WHAT TO DO>
Skip all pictures, then copy the lines from the start of the data through the line with "0, 0, 1, 0, 0]", keeping both ends.

SUPPLIED MATERIAL>
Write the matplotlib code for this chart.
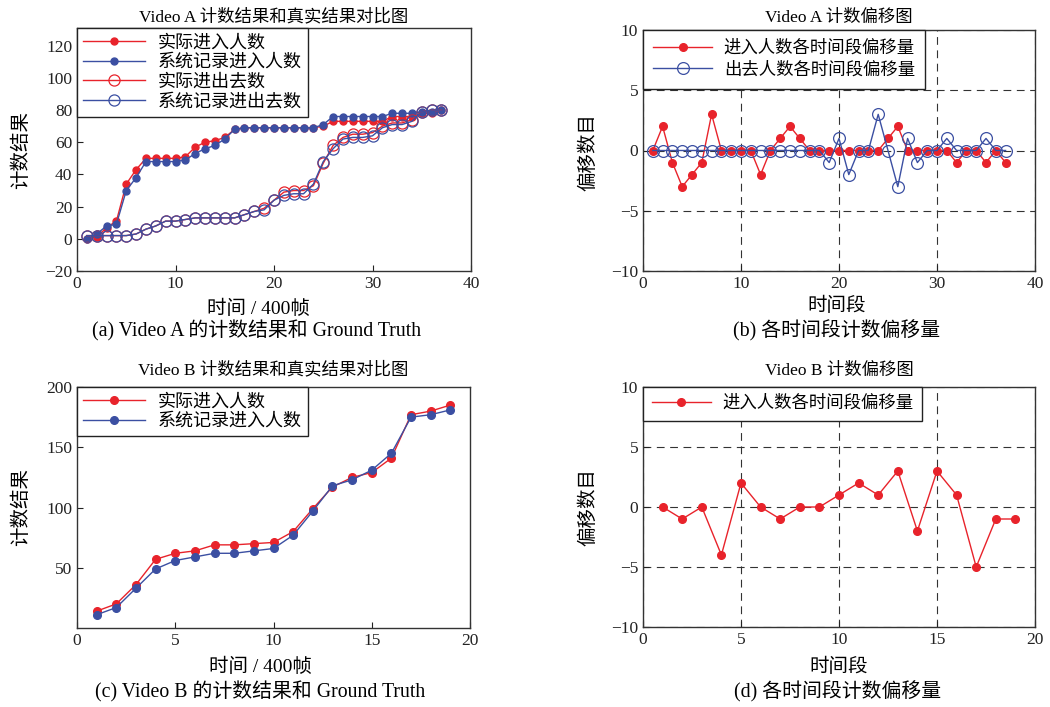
import matplotlib
matplotlib.use("Agg")
import matplotlib.pyplot as plt

plt.rcParams['font.family'] = ['Liberation Serif', 'Noto Sans CJK SC']
plt.rcParams['axes.unicode_minus'] = True

# ---- Video A 计数结果 ----
time_a = list(range(1, 38))
a_in_true = [0, 1, 7, 11, 34, 43, 50, 50, 50, 50, 51, 57, 60, 61, 63, 68, 69, 69, 69, 69,
             69, 69, 69, 69, 70, 73, 73, 73, 73, 73, 73, 76, 76, 76, 78, 78, 80]
a_in_sys = [0, 3, 8, 9, 30, 38, 48, 48, 48, 48, 49, 53, 56, 58, 62, 68, 69, 69, 69, 69,
            69, 69, 69, 69, 71, 76, 76, 76, 76, 76, 76, 78, 78, 78, 79, 79, 80]
a_out_true = [2, 2, 2, 2, 2, 3, 6, 8, 11, 11, 12, 13, 13, 13, 13, 13, 15, 17, 19, 24,
              29, 30, 30, 33, 47, 58, 63, 65, 65, 66, 70, 72, 72, 74, 79, 80, 80]
a_out_sys = [2, 2, 2, 2, 2, 3, 6, 8, 11, 11, 12, 13, 13, 13, 13, 13, 15, 17, 18, 24,
             27, 28, 28, 34, 48, 56, 62, 63, 63, 64, 69, 71, 71, 73, 79, 80, 80]

# ---- Video A 偏移量 ----
a_in_off = [0, 2, -1, -3, -2, -1, 3, 0, 0, 0, 0, -2, 0, 1, 2, 1, 0, 0, 0, 0,
            0, 0, 0, 0, 1, 2, 0, 0, 0, 0, 0, -1, 0, 0, -1, 0, -1]
a_out_off = [0, 0, 0, 0, 0, 0, 0, 0, 0, 0, 0, 0, 0, 0, 0, 0, 0, 0, -1, 1,
             -2, 0, 0, 3, 0, -3, 1, -1, 0, 0, 1, 0, 0, 0, 1, 0, 0]

# ---- Video B ----
time_b = list(range(1, 20))
b_in_true = [14, 20, 36, 57, 62, 64, 69, 69, 70, 71, 80, 99, 117, 125, 129, 141, 177, 180, 185]
b_in_sys = [11, 17, 33, 49, 56, 59, 62, 62, 64, 66, 77, 97, 118, 123, 131, 145, 175, 177, 181]
b_in_off = [0, -1, 0, -4, 2, 0, -1, 0, 0, 1, 2, 1, 3, -2, 3, 1, -5, -1, -1]

RED = '#e8232b'
BLUE = '#3b4fa2'
W, H = 1050, 707

fig = plt.figure(figsize=(10.5, 7.07), dpi=100, facecolor='white')


def box(l, t, r, b):
    return [l / W, (H - b) / H, (r - l) / W, (b - t) / H]


ax1 = fig.add_axes(box(77, 28, 471, 271))
ax2 = fig.add_axes(box(643, 30, 1035, 271))
ax3 = fig.add_axes(box(77, 387, 470, 628))
ax4 = fig.add_axes(box(643, 387, 1035, 627))

tick_fs = 12.5
lab_fs = 14
title_fs = 12.5


def style(ax):
    for s in ax.spines.values():
        s.set_color('#333333')
        s.set_linewidth(1.0)
    ax.tick_params(direction='in', length=4, width=0.8, labelsize=tick_fs,
                   top=False, right=False, colors='#222222')


def place_labels(ax, xl_px, yl_px):
    # label centres given in figure pixels
    bb = ax.get_position()
    l, b, w, h = bb.x0 * W, (1 - bb.y0) * H, bb.width * W, bb.height * H
    ax.xaxis.set_label_coords((xl_px[0] - l) / w, (b - xl_px[1]) / h)
    ax.xaxis.label.set_va('center')
    ax.yaxis.set_label_coords((yl_px[0] - l) / w, (b - yl_px[1]) / h)
    ax.yaxis.label.set_va('center')


def leg(ax, fs, pad, hl, htp, ls):
    lg = ax.legend(loc='upper left', borderaxespad=0, fontsize=fs, frameon=True,
                   fancybox=False, edgecolor='#222222', handlelength=hl,
                   handletextpad=htp, labelspacing=ls, borderpad=pad)
    lg.get_frame().set_linewidth(1.0)
    lg.get_frame().set_alpha(1)


# (a)
ax1.plot(time_a, a_in_true, color=RED, lw=1, marker='o', ms=5, mfc=RED, mec=RED, label='实际进入人数')
ax1.plot(time_a, a_in_sys, color=BLUE, lw=1, marker='o', ms=5, mfc=BLUE, mec=BLUE, label='系统记录进入人数')
ax1.plot(time_a, a_out_true, color=RED, lw=1, marker='o', ms=8, mfc='none', mec=RED, mew=0.9, label='实际进出去数')
ax1.plot(time_a, a_out_sys, color=BLUE, lw=1, marker='o', ms=8, mfc='none', mec=BLUE, mew=0.9, label='系统记录进出去数')
ax1.set_xlim(0, 40)
ax1.set_ylim(-20, 131)
ax1.set_xticks([0, 10, 20, 30, 40])
ax1.set_yticks([-20, 0, 20, 40, 60, 80, 100, 120])
ax1.set_title('Video A 计数结果和真实结果对比图', fontsize=title_fs, pad=5)
ax1.set_xlabel('时间 / 400帧', fontsize=lab_fs)
ax1.set_ylabel('计数结果', fontsize=lab_fs)
place_labels(ax1, (258, 309), (21, 150))
style(ax1)
leg(ax1, 13, 0.35, 3.4, 0.7, 0.15)

# (b)
ax2.plot(time_a, a_in_off, color=RED, lw=1, marker='o', ms=5.5, mfc=RED, mec=RED, label='进入人数各时间段偏移量', zorder=3)
ax2.plot(time_a, a_out_off, color=BLUE, lw=1, marker='o', ms=8.5, mfc='none', mec=BLUE, mew=0.9, label='出去人数各时间段偏移量', zorder=3)
ax2.set_xlim(0, 40)
ax2.set_ylim(-10, 10)
ax2.set_xticks([0, 10, 20, 30, 40])
ax2.set_yticks([-10, -5, 0, 5, 10])
ax2.set_title('Video A 计数偏移图', fontsize=title_fs, pad=6)
ax2.set_xlabel('时间段', fontsize=lab_fs)
ax2.set_ylabel('偏移数目', fontsize=lab_fs)
place_labels(ax2, (837, 306), (588, 152))
ax2.grid(True, linestyle=(0, (7, 5)), color='#333333', lw=0.8)
style(ax2)
leg(ax2, 12.5, 0.6, 3.4, 0.65, 0.3)

# (c)
ax3.plot(time_b, b_in_true, color=RED, lw=1, marker='o', ms=5.5, mfc=RED, mec=RED, label='实际进入人数')
ax3.plot(time_b, b_in_sys, color=BLUE, lw=1, marker='o', ms=5.5, mfc=BLUE, mec=BLUE, label='系统记录进入人数')
ax3.set_xlim(0, 20)
ax3.set_ylim(0, 200)
ax3.set_xticks([0, 5, 10, 15, 20])
ax3.set_yticks([50, 100, 150, 200])
ax3.set_title('Video B 计数结果和真实结果对比图', fontsize=title_fs, pad=9)
ax3.set_xlabel('时间 / 400帧', fontsize=lab_fs)
ax3.set_ylabel('计数结果', fontsize=lab_fs)
place_labels(ax3, (260, 667), (21, 507))
style(ax3)
leg(ax3, 13, 0.35, 3.4, 0.7, 0.15)

# (d)
ax4.plot(time_b, b_in_off, color=RED, lw=1, marker='o', ms=5.5, mfc=RED, mec=RED, label='进入人数各时间段偏移量', zorder=3)
ax4.set_xlim(0, 20)
ax4.set_ylim(-10, 10)
ax4.set_xticks([0, 5, 10, 15, 20])
ax4.set_yticks([-10, -5, 0, 5, 10])
ax4.set_title('Video B 计数偏移图', fontsize=title_fs, pad=9)
ax4.set_xlabel('时间段', fontsize=lab_fs)
ax4.set_ylabel('偏移数目', fontsize=lab_fs)
place_labels(ax4, (839, 667), (588, 507))
ax4.grid(True, linestyle=(0, (7, 5)), color='#333333', lw=0.8)
style(ax4)
leg(ax4, 12.5, 0.5, 3.4, 0.65, 0.15)

cap_fs = 14.3
fig.text(257 / W, 1 - 331 / H, '(a) Video A 的计数结果和 Ground Truth', ha='center', va='center', fontsize=cap_fs)
fig.text(837 / W, 1 - 331 / H, '(b) 各时间段计数偏移量', ha='center', va='center', fontsize=cap_fs)
fig.text(260 / W, 1 - 692 / H, '(c) Video B 的计数结果和 Ground Truth', ha='center', va='center', fontsize=cap_fs)
fig.text(838 / W, 1 - 692 / H, '(d) 各时间段计数偏移量', ha='center', va='center', fontsize=cap_fs)

fig.savefig('out.png', dpi=100, facecolor='white')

REPLY TO THE TASK>
Write the matplotlib code for this chart.
import matplotlib
matplotlib.use("Agg")
import matplotlib.pyplot as plt

plt.rcParams['font.family'] = ['Liberation Serif', 'Noto Sans CJK SC']
plt.rcParams['axes.unicode_minus'] = True

# ---- Video A 计数结果 ----
time_a = list(range(1, 38))
a_in_true = [0, 1, 7, 11, 34, 43, 50, 50, 50, 50, 51, 57, 60, 61, 63, 68, 69, 69, 69, 69,
             69, 69, 69, 69, 70, 73, 73, 73, 73, 73, 73, 76, 76, 76, 78, 78, 80]
a_in_sys = [0, 3, 8, 9, 30, 38, 48, 48, 48, 48, 49, 53, 56, 58, 62, 68, 69, 69, 69, 69,
            69, 69, 69, 69, 71, 76, 76, 76, 76, 76, 76, 78, 78, 78, 79, 79, 80]
a_out_true = [2, 2, 2, 2, 2, 3, 6, 8, 11, 11, 12, 13, 13, 13, 13, 13, 15, 17, 19, 24,
              29, 30, 30, 33, 47, 58, 63, 65, 65, 66, 70, 72, 72, 74, 79, 80, 80]
a_out_sys = [2, 2, 2, 2, 2, 3, 6, 8, 11, 11, 12, 13, 13, 13, 13, 13, 15, 17, 18, 24,
             27, 28, 28, 34, 48, 56, 62, 63, 63, 64, 69, 71, 71, 73, 79, 80, 80]

# ---- Video A 偏移量 ----
a_in_off = [0, 2, -1, -3, -2, -1, 3, 0, 0, 0, 0, -2, 0, 1, 2, 1, 0, 0, 0, 0,
            0, 0, 0, 0, 1, 2, 0, 0, 0, 0, 0, -1, 0, 0, -1, 0, -1]
a_out_off = [0, 0, 0, 0, 0, 0, 0, 0, 0, 0, 0, 0, 0, 0, 0, 0, 0, 0, -1, 1,
             -2, 0, 0, 3, 0, -3, 1, -1, 0, 0, 1, 0, 0, 0, 1, 0, 0]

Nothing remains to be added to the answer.